▶ Recorded information

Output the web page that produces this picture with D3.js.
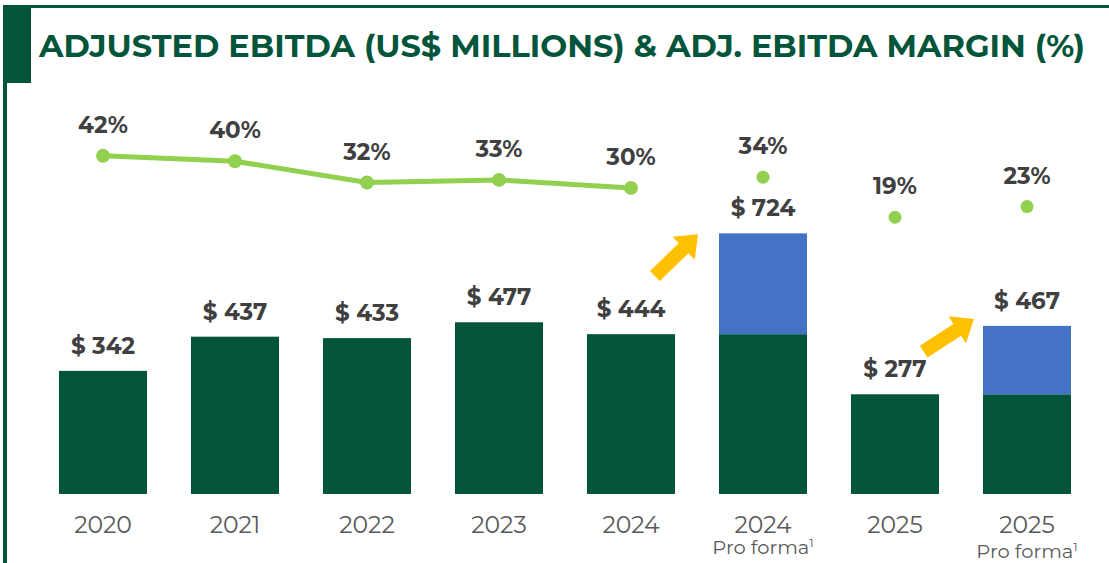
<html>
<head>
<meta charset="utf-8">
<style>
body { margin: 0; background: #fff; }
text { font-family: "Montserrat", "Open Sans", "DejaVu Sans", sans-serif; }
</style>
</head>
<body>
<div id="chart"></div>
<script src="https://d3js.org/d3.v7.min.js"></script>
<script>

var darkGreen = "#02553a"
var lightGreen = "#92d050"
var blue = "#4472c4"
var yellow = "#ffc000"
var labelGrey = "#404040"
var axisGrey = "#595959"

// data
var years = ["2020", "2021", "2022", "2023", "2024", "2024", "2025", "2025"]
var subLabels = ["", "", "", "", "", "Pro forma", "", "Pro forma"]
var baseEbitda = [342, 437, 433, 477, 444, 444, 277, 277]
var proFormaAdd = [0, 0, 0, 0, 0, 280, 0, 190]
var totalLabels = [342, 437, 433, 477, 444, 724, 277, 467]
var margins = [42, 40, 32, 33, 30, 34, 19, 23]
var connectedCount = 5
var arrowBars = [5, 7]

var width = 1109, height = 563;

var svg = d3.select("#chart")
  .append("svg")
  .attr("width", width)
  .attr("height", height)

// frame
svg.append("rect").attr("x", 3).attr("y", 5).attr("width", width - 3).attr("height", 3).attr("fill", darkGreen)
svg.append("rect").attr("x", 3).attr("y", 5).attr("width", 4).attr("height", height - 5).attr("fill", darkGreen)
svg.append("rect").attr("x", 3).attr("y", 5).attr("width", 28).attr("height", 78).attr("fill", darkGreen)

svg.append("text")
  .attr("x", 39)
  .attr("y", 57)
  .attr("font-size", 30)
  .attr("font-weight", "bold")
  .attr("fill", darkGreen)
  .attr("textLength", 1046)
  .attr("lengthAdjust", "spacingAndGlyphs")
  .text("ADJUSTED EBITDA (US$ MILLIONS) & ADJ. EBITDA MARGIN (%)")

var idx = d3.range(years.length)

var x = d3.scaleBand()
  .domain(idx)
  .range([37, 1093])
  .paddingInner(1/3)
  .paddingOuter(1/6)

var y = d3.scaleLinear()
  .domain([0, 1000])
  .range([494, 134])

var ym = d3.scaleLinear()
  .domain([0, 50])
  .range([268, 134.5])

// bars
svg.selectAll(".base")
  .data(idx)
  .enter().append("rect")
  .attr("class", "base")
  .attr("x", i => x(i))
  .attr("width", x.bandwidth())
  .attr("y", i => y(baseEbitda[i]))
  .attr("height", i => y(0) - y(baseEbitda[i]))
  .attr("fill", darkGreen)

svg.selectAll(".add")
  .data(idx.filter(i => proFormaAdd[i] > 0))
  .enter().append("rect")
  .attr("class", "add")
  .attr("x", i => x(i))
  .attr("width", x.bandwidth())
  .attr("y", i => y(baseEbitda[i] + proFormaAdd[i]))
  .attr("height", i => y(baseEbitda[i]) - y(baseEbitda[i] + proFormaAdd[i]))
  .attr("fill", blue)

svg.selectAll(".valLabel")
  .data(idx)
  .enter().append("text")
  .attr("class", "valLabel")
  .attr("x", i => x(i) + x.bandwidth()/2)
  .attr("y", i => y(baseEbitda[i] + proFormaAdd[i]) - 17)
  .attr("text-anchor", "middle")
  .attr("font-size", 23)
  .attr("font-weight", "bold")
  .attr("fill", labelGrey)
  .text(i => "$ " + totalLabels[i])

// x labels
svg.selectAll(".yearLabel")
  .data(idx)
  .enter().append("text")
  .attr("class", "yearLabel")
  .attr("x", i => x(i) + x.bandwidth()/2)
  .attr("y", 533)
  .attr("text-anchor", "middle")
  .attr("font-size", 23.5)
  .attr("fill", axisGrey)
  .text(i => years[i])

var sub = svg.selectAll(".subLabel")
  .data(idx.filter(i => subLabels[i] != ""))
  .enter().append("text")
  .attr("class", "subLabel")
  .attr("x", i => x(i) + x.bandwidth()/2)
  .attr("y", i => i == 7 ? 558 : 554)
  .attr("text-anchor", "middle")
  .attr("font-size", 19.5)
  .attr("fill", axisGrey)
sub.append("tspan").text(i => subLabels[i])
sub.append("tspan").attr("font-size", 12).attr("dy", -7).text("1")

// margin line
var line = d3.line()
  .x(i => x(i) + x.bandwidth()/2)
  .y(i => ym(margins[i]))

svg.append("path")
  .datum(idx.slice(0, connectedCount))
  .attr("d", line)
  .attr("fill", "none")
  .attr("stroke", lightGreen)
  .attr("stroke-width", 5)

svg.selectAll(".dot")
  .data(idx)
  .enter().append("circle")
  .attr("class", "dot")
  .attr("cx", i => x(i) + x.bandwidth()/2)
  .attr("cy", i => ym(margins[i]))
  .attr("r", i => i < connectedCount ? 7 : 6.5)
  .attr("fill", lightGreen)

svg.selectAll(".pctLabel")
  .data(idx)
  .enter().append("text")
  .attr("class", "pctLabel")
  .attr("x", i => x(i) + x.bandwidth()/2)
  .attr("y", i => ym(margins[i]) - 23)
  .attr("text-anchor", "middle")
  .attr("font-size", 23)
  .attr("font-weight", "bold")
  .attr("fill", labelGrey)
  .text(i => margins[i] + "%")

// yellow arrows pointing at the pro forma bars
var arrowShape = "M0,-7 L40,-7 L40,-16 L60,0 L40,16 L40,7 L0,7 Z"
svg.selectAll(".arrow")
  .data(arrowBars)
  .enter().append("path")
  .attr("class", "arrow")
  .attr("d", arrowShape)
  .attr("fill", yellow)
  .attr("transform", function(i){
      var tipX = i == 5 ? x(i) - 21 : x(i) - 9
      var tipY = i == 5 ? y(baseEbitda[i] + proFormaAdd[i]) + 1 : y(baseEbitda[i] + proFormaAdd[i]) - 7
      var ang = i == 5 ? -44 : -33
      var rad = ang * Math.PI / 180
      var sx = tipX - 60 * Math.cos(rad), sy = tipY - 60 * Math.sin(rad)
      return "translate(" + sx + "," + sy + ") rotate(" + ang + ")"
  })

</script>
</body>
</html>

▶ Written task
Transcribe the full listing character for character. Pictures are excluded.

▶ Written solution
Output the web page that produces this picture with D3.js.
<html>
<head>
<meta charset="utf-8">
<style>
body { margin: 0; background: #fff; }
text { font-family: "Montserrat", "Open Sans", "DejaVu Sans", sans-serif; }
</style>
</head>
<body>
<div id="chart"></div>
<script src="https://d3js.org/d3.v7.min.js"></script>
<script>

var darkGreen = "#02553a"
var lightGreen = "#92d050"
var blue = "#4472c4"
var yellow = "#ffc000"
var labelGrey = "#404040"
var axisGrey = "#595959"

// data
var years = ["2020", "2021", "2022", "2023", "2024", "2024", "2025", "2025"]
var subLabels = ["", "", "", "", "", "Pro forma", "", "Pro forma"]
var baseEbitda = [342, 437, 433, 477, 444, 444, 277, 277]
var proFormaAdd = [0, 0, 0, 0, 0, 280, 0, 190]
var totalLabels = [342, 437, 433, 477, 444, 724, 277, 467]
var margins = [42, 40, 32, 33, 30, 34, 19, 23]
var connectedCount = 5
var arrowBars = [5, 7]

var width = 1109, height = 563;

var svg = d3.select("#chart")
  .append("svg")
  .attr("width", width)
  .attr("height", height)

// frame
svg.append("rect").attr("x", 3).attr("y", 5).attr("width", width - 3).attr("height", 3).attr("fill", darkGreen)
svg.append("rect").attr("x", 3).attr("y", 5).attr("width", 4).attr("height", height - 5).attr("fill", darkGreen)
svg.append("rect").attr("x", 3).attr("y", 5).attr("width", 28).attr("height", 78).attr("fill", darkGreen)

svg.append("text")
  .attr("x", 39)
  .attr("y", 57)
  .attr("font-size", 30)
  .attr("font-weight", "bold")
  .attr("fill", darkGreen)
  .attr("textLength", 1046)
  .attr("lengthAdjust", "spacingAndGlyphs")
  .text("ADJUSTED EBITDA (US$ MILLIONS) & ADJ. EBITDA MARGIN (%)")

var idx = d3.range(years.length)

var x = d3.scaleBand()
  .domain(idx)
  .range([37, 1093])
  .paddingInner(1/3)
  .paddingOuter(1/6)

var y = d3.scaleLinear()
  .domain([0, 1000])
  .range([494, 134])

var ym = d3.scaleLinear()
  .domain([0, 50])
  .range([268, 134.5])

// bars
svg.selectAll(".base")
  .data(idx)
  .enter().append("rect")
  .attr("class", "base")
  .attr("x", i => x(i))
  .attr("width", x.bandwidth())
  .attr("y", i => y(baseEbitda[i]))
  .attr("height", i => y(0) - y(baseEbitda[i]))
  .attr("fill", darkGreen)

svg.selectAll(".add")
  .data(idx.filter(i => proFormaAdd[i] > 0))
  .enter().append("rect")
  .attr("class", "add")
  .attr("x", i => x(i))
  .attr("width", x.bandwidth())
  .attr("y", i => y(baseEbitda[i] + proFormaAdd[i]))
  .attr("height", i => y(baseEbitda[i]) - y(baseEbitda[i] + proFormaAdd[i]))
  .attr("fill", blue)

svg.selectAll(".valLabel")
  .data(idx)
  .enter().append("text")
  .attr("class", "valLabel")
  .attr("x", i => x(i) + x.bandwidth()/2)
  .attr("y", i => y(baseEbitda[i] + proFormaAdd[i]) - 17)
  .attr("text-anchor", "middle")
  .attr("font-size", 23)
  .attr("font-weight", "bold")
  .attr("fill", labelGrey)
  .text(i => "$ " + totalLabels[i])

// x labels
svg.selectAll(".yearLabel")
  .data(idx)
  .enter().append("text")
  .attr("class", "yearLabel")
  .attr("x", i => x(i) + x.bandwidth()/2)
  .attr("y", 533)
  .attr("text-anchor", "middle")
  .attr("font-size", 23.5)
  .attr("fill", axisGrey)
  .text(i => years[i])

var sub = svg.selectAll(".subLabel")
  .data(idx.filter(i => subLabels[i] != ""))
  .enter().append("text")
  .attr("class", "subLabel")
  .attr("x", i => x(i) + x.bandwidth()/2)
  .attr("y", i => i == 7 ? 558 : 554)
  .attr("text-anchor", "middle")
  .attr("font-size", 19.5)
  .attr("fill", axisGrey)
sub.append("tspan").text(i => subLabels[i])
sub.append("tspan").attr("font-size", 12).attr("dy", -7).text("1")

// margin line
var line = d3.line()
  .x(i => x(i) + x.bandwidth()/2)
  .y(i => ym(margins[i]))

svg.append("path")
  .datum(idx.slice(0, connectedCount))
  .attr("d", line)
  .attr("fill", "none")
  .attr("stroke", lightGreen)
  .attr("stroke-width", 5)

svg.selectAll(".dot")
  .data(idx)
  .enter().append("circle")
  .attr("class", "dot")
  .attr("cx", i => x(i) + x.bandwidth()/2)
  .attr("cy", i => ym(margins[i]))
  .attr("r", i => i < connectedCount ? 7 : 6.5)
  .attr("fill", lightGreen)

svg.selectAll(".pctLabel")
  .data(idx)
  .enter().append("text")
  .attr("class", "pctLabel")
  .attr("x", i => x(i) + x.bandwidth()/2)
  .attr("y", i => ym(margins[i]) - 23)
  .attr("text-anchor", "middle")
  .attr("font-size", 23)
  .attr("font-weight", "bold")
  .attr("fill", labelGrey)
  .text(i => margins[i] + "%")

// yellow arrows pointing at the pro forma bars
var arrowShape = "M0,-7 L40,-7 L40,-16 L60,0 L40,16 L40,7 L0,7 Z"
svg.selectAll(".arrow")
  .data(arrowBars)
  .enter().append("path")
  .attr("class", "arrow")
  .attr("d", arrowShape)
  .attr("fill", yellow)
  .attr("transform", function(i){
      var tipX = i == 5 ? x(i) - 21 : x(i) - 9
      var tipY = i == 5 ? y(baseEbitda[i] + proFormaAdd[i]) + 1 : y(baseEbitda[i] + proFormaAdd[i]) - 7
      var ang = i == 5 ? -44 : -33
      var rad = ang * Math.PI / 180
      var sx = tipX - 60 * Math.cos(rad), sy = tipY - 60 * Math.sin(rad)
      return "translate(" + sx + "," + sy + ") rotate(" + ang + ")"
  })

</script>
</body>
</html>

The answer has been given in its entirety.